Theres your problem. The reason you could move it with the breaker bar is because you did not have oil pressure to pump up the lifters, so the valves were not opening all the way -- so they did not get in the way of the pistons. As soon as you cranked it and it got oil pressure, voila more lift and bam theres the piston hitting the valve.

These engines are very picky about their mechanical timing. You will probably have to put the belt on a couple of times to get everything exactly right -- and you want it EXACTLY right -- this crap is expensive, take your time and make CERTAIN!

Good luck with things -- read the vfaq and print the directions for timing belt installs -- that way you know you are 100% right.
 
a wiseman reffered me to something called "CAPS" and he said thats where you look up part numbers and what not to verify that part numbers for the backinplates are different from 6bolt to 7bolt, which Im sure they are. Has anyone every used caps here?
 
Black Venom said:
Yes used Caps, and I have it.
Im sure your at work still but think when you get the chance you could try to find out if the backing plates from 6bolt to 7bolt have different numbers, and maybe even n/t might have a different number ( which I doubt. )
Im still at hcc but im about to be headed out to work now so ill hit you up later.
 
Ok listen... New news, we checked the backingplate last night which was indeed a 6bolt and it was on right.
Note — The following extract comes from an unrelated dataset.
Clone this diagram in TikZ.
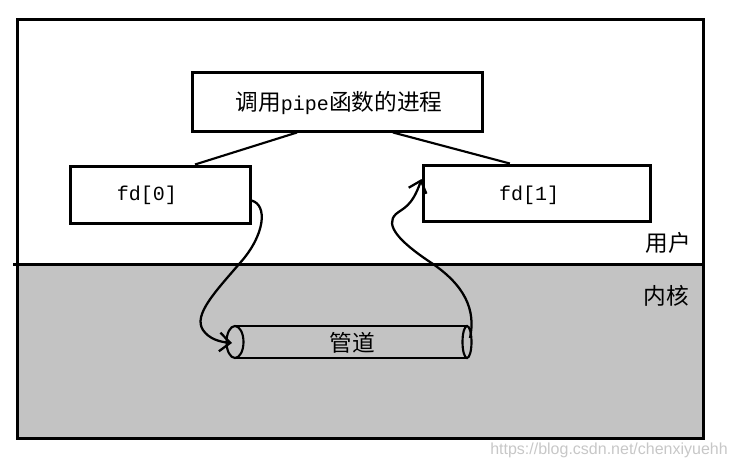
\documentclass[tikz,border=0pt]{standalone}
\usepackage{fontspec}
\setmainfont{Liberation Serif}
\setmonofont{Liberation Mono}
\newfontfamily\cjk{Noto Sans CJK SC}
\newfontfamily\wmfont{Liberation Sans}
\usetikzlibrary{arrows.meta}

\definecolor{kernelgray}{RGB}{195,195,195}
\tikzset{every picture/.style={line width=0.75pt}}
\tikzset{
  box/.style={draw, line width=2.25pt, inner sep=0pt},
  cjktext/.style={inner sep=0.75pt, font=\cjk\fontsize{17pt}{20pt}\selectfont},
  codetext/.style={inner sep=0.75pt, font=\ttfamily\fontsize{15pt}{18pt}\selectfont},
  link/.style={line width=1.6pt},
  barb/.style={line width=1.7pt, -{Straight Barb[length=8pt,width=14pt,line width=1.7pt]}}
}

\begin{document}
\begin{tikzpicture}[x=0.75pt,y=0.75pt,yscale=-1,xscale=1]
	\useasboundingbox (0,0) rectangle (735,465);
	
	%Shape: Kernel area
	\fill [kernelgray] (17,264) rectangle (703,438);
	%Shape: Outer frame
	\draw [line width=2.25pt] (17,19) rectangle (703,438);
	%Straight Lines: user / kernel border
	\draw [line width=2.25pt] (13,264) -- (703,264);
	
	%Shape: Rectangle
	\node [box, minimum width=217.5pt, minimum height=44.25pt] (proc) at (337,101.5) {};
	%Shape: Rectangle
	\node [box, minimum width=135pt, minimum height=42.75pt] (fd0) at (160,194.5) {};
	%Shape: Rectangle
	\node [box, minimum width=170.25pt, minimum height=42pt] (fd1) at (536.5,193) {};
	
	% Text Node
	\node [cjktext] (proclabel) at (339,103) {调用{\ttfamily\fontsize{15pt}{18pt}\selectfont pipe}函数的进程};
	% Text Node
	\node [codetext] (fd0label) at (147,195) {fd[0]};
	% Text Node
	\node [codetext] (fd1label) at (529,195) {fd[1]};
	
	%Straight Lines
	\draw [link] ([xshift=-30pt]proc.south) -- ([xshift=26.25pt]fd0.north);
	%Straight Lines
	\draw [link] ([xshift=42pt]proc.south) -- ([xshift=-20pt]fd1.north);
	
	%Shape: Pipe
	\coordinate (pipeL) at (235,342);
	\coordinate (pipeR) at (467,342);
	\draw [link] (pipeL) ellipse (8.5 and 16);
	\draw [link] (pipeR) ellipse (4.5 and 16);
	\draw [link] (235,326) -- (467,326);
	\draw [link] (235,358) -- (467,358);
	% Text Node
	\node [cjktext] (pipelabel) at (352,343) {管道};
	
	%Curve Lines
	\coordinate (inL) at (232,343);
	\draw [barb] ([yshift=4.5pt]fd0.east) .. controls (268,205) and (265,235) .. (240,263) .. controls (215,292) and (193,315) .. (203,330) .. controls (209,339) and (220,342) .. (inL);
	%Curve Lines
	\coordinate (outR) at (470,338);
	\draw [barb] (outR) .. controls (476,310) and (465,285) .. (430,262) .. controls (400,242) and (384,225) .. (396,214) .. controls (403,208) and (412,207) .. ([yshift=-10.5pt]fd1.west);
	
	% Text Node
	\node [cjktext] (userlabel) at (668,243) {用户};
	% Text Node
	\node [cjktext] (kernellabel) at (666,296) {内核};
	% Text Node
	\node [inner sep=0pt, text=black!22, font=\wmfont\fontsize{12pt}{14pt}\selectfont] (mark) at (609,450) {https://blog.csdn.net/chenxiyuehh};
	
\end{tikzpicture}
\end{document}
We redid the timing and the timing was perfect... We rotated it by hand with a breaker bar for like 6 revolutions. Seemed ok. We pulled out the mpi fuse and bumped it like 5 or 6 times.... Still seemed ok.... Was ready to fire, cranked it for real this time......... Heard a snarl and a nasty mechanical sound. Shut off instanteously , We were like what the ####. :mad:
We rotated it again by hand ( which was much harder this time for some reason ) and set it to where the dowel pins were facing upwards, well some how the intake dowel pin wasnt no longer lined up with the exhaust down pin. The exhaust was at 12 o clock while the intake had shifted to more like 10 O clock. HOW!!!!????? That SHOULDNT move. And the thing is, the first time we went thru this it was the intake side obviously that messed up because half the intake valves were bent, and none exhaust, therefore it has to do with the intake cam side.
The timing jumped obviously but I dont see how mechanically the gear shifted. Now after a lot of cursing and thinking we concluded that somehow the cam caps on the intake side arent right and for whatever reason they are seizing/ slowing up the intake cam making it rotate differently from the exhaust cam and that COULD be my problem the whole time namely since we definitly had the correct backingplate and correct timing.
Does this sound like the problem to you, that some moron put the wrong/ wrong order - cam caps?
Because at this point i cant even think any more.
I have a n/t head laying around that i was about to resort to throw on there, but my friend (BlackVenom^) told me the n/t exhaust valves arent sodium filled or some shit meaning they possibly cant withstand as much as the turbo exhaust valves, but then he said it might not make as much difference. Also my turbo head is all ported/ 4angle valve job / all new valve train; that wouldve all been a waist of money if I used the n/t head so this sucks.
 
Alright I got things wrong, Sodium filled Exhaust valves were in the Evo. I can't definitively say what differences the turbo and N/A exhaust valves have.
 
Black Venom said:
Alright I got things wrong, Sodium filled Exhaust valves were in the Evo. I can't definitively say what differences the turbo and N/A exhaust valves have.


ok well maybe Ill be ok . I havent heard ppl having a problem using n/t heads yet.
Well perhaps that will be one less thing to worry about when we tackle this situation.